I point out that they’ve nonetheless managed to produce plenty of children on this schedule, so something must be working right. We laugh. And then the phone goes dead. Waldman’s waiting for a babysitter to call, someone who’ll be caring for the kids while she and her husband travel to New York for a rare dual book tour.
It’s not the babysitter, Waldman explains when I get her back on the line. “I think maybe the baby’s on the extension.” She sounds tired, a bit harried, but eager to talk about books and parenting, her dual obsessions.
The babysitter finally does call, and Waldman asks if she can call me back. “She’s on a payphone in Vegas,” Waldman admits. “And this is the person I’m leaving my children with?” She begins to write my article for me, moving into a somber, disapproving voice: “Ayelet Waldman leaves her children with a stripper from Vegas while she goes off to spend the week with her husband at the Pierre in New York…”
While she’s enjoying her new life, she’s still a bit ambivalent about the trips, the travel.

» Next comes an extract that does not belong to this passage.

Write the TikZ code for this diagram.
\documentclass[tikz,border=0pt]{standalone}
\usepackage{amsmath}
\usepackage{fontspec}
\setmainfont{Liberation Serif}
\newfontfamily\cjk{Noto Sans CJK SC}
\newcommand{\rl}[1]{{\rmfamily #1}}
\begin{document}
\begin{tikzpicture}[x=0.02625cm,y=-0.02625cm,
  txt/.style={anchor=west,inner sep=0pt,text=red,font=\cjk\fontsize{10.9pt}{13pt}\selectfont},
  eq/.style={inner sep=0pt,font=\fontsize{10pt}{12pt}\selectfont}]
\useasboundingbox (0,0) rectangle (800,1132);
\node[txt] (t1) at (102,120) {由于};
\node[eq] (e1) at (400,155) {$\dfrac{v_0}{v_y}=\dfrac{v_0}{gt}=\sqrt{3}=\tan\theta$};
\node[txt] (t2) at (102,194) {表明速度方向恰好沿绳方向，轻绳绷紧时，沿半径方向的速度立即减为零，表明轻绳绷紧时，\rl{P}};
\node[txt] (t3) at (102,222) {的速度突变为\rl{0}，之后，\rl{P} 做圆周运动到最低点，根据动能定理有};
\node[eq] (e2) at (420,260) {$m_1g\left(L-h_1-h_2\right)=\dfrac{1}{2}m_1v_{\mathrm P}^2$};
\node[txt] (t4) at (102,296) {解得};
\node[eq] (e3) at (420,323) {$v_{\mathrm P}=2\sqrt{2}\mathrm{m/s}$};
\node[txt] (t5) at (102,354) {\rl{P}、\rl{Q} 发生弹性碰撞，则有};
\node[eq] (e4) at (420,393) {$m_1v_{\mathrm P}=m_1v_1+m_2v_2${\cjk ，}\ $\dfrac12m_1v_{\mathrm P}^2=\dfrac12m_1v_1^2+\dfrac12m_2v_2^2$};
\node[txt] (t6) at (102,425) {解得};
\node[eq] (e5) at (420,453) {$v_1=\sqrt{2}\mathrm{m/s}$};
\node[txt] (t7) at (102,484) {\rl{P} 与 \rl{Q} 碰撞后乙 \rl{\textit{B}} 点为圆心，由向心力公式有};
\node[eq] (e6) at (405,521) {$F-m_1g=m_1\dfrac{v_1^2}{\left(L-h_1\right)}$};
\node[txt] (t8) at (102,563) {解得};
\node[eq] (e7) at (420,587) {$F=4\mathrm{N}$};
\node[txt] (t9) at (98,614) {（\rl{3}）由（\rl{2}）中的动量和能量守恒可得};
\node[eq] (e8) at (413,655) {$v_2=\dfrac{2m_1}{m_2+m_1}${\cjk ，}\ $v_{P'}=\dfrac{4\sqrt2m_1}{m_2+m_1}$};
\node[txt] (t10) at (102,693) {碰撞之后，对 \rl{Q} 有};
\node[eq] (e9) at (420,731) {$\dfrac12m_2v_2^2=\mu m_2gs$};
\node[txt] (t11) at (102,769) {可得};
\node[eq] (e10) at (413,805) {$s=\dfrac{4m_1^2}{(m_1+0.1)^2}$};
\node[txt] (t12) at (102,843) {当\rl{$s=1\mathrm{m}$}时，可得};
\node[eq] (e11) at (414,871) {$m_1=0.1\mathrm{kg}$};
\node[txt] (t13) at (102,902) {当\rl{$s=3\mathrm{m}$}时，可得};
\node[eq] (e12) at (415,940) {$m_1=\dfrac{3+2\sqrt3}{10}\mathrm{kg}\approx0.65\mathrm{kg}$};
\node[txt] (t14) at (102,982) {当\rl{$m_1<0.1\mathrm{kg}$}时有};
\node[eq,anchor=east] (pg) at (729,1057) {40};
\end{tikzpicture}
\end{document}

She can joke, but the joke reveals an anxiety that’s familiar to most mothers. “We all think we’re bad mothers,” Waldman says. “I know I do.” Over a year ago, she says, her then eight-year-old daughter Sophie dropped the baby, Rosie, on her head, fracturing her skull. Rosie is now fine, but Waldman recalls telling the story at a reading: “A woman comes up to me afterwards and says, ‘Ninety-eight percent of men in prison had serious falls as children — you have to get her cranio-therapy…’ And I think, she’s going to jail, she’s going to be a violent criminal, this is what I did. I take responsibility for the bad stuff. The good stuff, I think is just them, but I’m responsible for the bad stuff.”
I suggest to her that the books express this, with their depictions of the failures of parenting. She agrees: “My fiction is all about being a bad mother. Even this new novel (Daughter’s Keeper) is a bad mother, though it’s more redemptive in the end.” She explains that “I started to write a searing indictment of war on drugs — a thing that I care a lot about — and ended up writing a mother-daughter story, which goes to show that’s all I care about really. It’s a mother-daughter story against the backdrop of war on drugs.”

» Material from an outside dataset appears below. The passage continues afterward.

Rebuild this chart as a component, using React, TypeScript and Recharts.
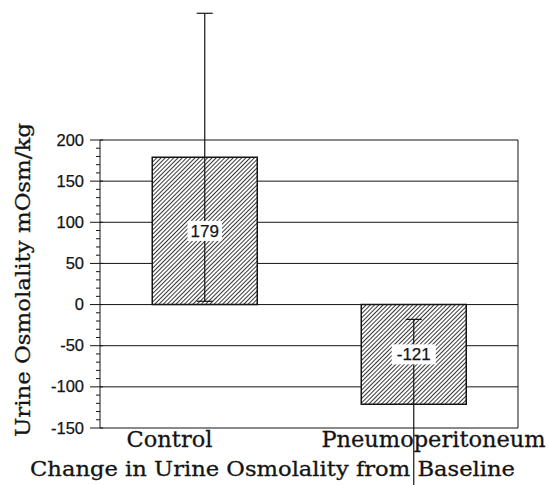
import { Bar, BarChart, CartesianGrid, ErrorBar, LabelList, ReferenceLine, XAxis, YAxis } from "recharts";

const groups = ["Control", "Pneumoperitoneum"];
const change = [179, -121];
const spread = [175, 103];
const majorTicks = [-150, -100, -50, 0, 50, 100, 150, 200];
const minorTicks = [
  -150, -140, -130, -120, -110, -100, -90, -80, -70, -60, -50, -40, -30, -20, -10, 0,
  10, 20, 30, 40, 50, 60, 70, 80, 90, 100, 110, 120, 130, 140, 150, 160, 170, 180, 190, 200,
];

const INK = "#141414";
const SERIF = "'DejaVu Serif', 'Liberation Serif', serif";
const SANS = "'Liberation Sans', Arial, sans-serif";
// nudges for the category names (the original isn't centred on the bars)
const catShift = [-35, 20];

const data = groups.map((name, i) => ({ name, value: change[i], err: spread[i] }));

function ValTick(props: any) {
  const { x, y, payload } = props;
  const major = payload.value % 50 === 0;
  return (
    <g>
      <line x1={major ? x - 10 : x - 4} x2={major ? x + 3 : x} y1={y} y2={y} stroke={INK} strokeWidth={1} />
      {major && (
        <text x={x - 16} y={y} dy={5.5} textAnchor="end" fontFamily={SANS} fontSize={16.5} fill={INK} stroke={INK} strokeWidth={0.25}>
          {payload.value}
        </text>
      )}
    </g>
  );
}

function CatTick(props: any) {
  const { x, y, payload, index } = props;
  return (
    <text
      x={x + (catShift[index] ?? 0)}
      y={y}
      dy={19}
      textAnchor="middle"
      fontFamily={SERIF}
      fontSize={22.5}
      fill={INK}
      stroke={INK}
      strokeWidth={0.3}
    >
      {payload.value}
    </text>
  );
}

function ValueBox(props: any) {
  const { x, y, width, height, value } = props;
  const cx = x + width / 2;
  const cy = y + height / 2;
  const w = String(value).length * 9.5 + 6;
  return (
    <g>
      <rect x={cx - w / 2} y={cy - 10} width={w} height={20} fill="#fff" />
      <text x={cx} y={cy} dy={6} textAnchor="middle" fontFamily={SANS} fontSize={17} fill={INK} stroke={INK} strokeWidth={0.25}>
        {value}
      </text>
    </g>
  );
}

export default function App() {
  return (
    <div style={{ position: "absolute", left: 0, top: 0, background: "#fff" }}>
      <BarChart width={548} height={485} data={data} margin={{ top: 140, right: 30, bottom: 0, left: 0 }} barCategoryGap="25%">
        <defs>
          <pattern id="hatch" patternUnits="userSpaceOnUse" width={3} height={3} patternTransform="rotate(45)">
            <rect width={3} height={3} fill="#fff" />
            <line x1={0} y1={0} x2={0} y2={3} stroke={INK} strokeWidth={1.7} />
          </pattern>
        </defs>
        <CartesianGrid horizontalValues={majorTicks} vertical={false} stroke={INK} strokeWidth={1} />
        <XAxis
          dataKey="name"
          height={57}
          axisLine={false}
          tickLine={false}
          tickSize={0}
          tickMargin={0}
          interval={0}
          tick={<CatTick />}
          label={{
            content: () => (
              <text
                x={30}
                y={476}
                textLength={485}
                lengthAdjust="spacingAndGlyphs"
                fontFamily={SERIF}
                fontSize={21}
                fill={INK}
                stroke={INK}
                strokeWidth={0.3}
              >
                Change in Urine Osmolality from Baseline
              </text>
            ),
          }}
        />
        <XAxis xAxisId="frame" type="number" domain={[0, 2]} hide />
        <YAxis
          domain={[-150, 200]}
          allowDataOverflow
          ticks={minorTicks}
          interval={0}
          width={100}
          tickLine={false}
          tickSize={0}
          tickMargin={0}
          tick={<ValTick />}
          axisLine={{ stroke: INK }}
          label={{
            content: () => (
              <text
                x={0}
                y={0}
                transform="translate(30 437) rotate(-90)"
                textLength={314}
                lengthAdjust="spacingAndGlyphs"
                fontFamily={SERIF}
                fontSize={21}
                fill={INK}
                stroke={INK}
                strokeWidth={0.3}
              >
                Urine Osmolality mOsm/kg
              </text>
            ),
          }}
        />
        <ReferenceLine xAxisId="frame" x={1} stroke={INK} />
        <ReferenceLine xAxisId="frame" x={2} stroke={INK} />
        <Bar dataKey="value" fill="url(#hatch)" stroke={INK} strokeWidth={1.5} isAnimationActive={false}>
          <ErrorBar dataKey="err" width={8} stroke={INK} strokeWidth={1.2} direction="y" />
          <LabelList dataKey="value" content={<ValueBox />} />
        </Bar>
      </BarChart>
    </div>
  );
}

“You think I’m working something out?” Waldman asks wryly. Perhaps. But more importantly for her readers, she’s teasing out maybe the biggest issue for mothers of our time. It seems to me that she’s asking: “How do I best care for my children and for myself? Are my needs at odds with theirs, or can we both develop fully, together?” These questions, implicit in the Mommy Track mysteries, come front and center in Daughter’s Keeper. Towards the end of the novel, a central character reflects that “she had withheld herself … as if mothering were itself a kind of mandatory minimum sentence, as if there were some minimum amount of love you were required to give your child, some minimum responsibility you were obliged to assume….She had never understood, until now, the fundamental truth: that the sentence of motherhood had no limit. There was no cap.” In Daughter’s Keeper, the female characters seem to know intuitively that learning how to mother is a central task. It’s obviously been one for Waldman herself, testing the limits of love as she and Chabon parent their four children.
A version of this profile appeared in Brain, Child: The Magazine for Thinking Mothers, Spring 2003, and has been updated for publication here.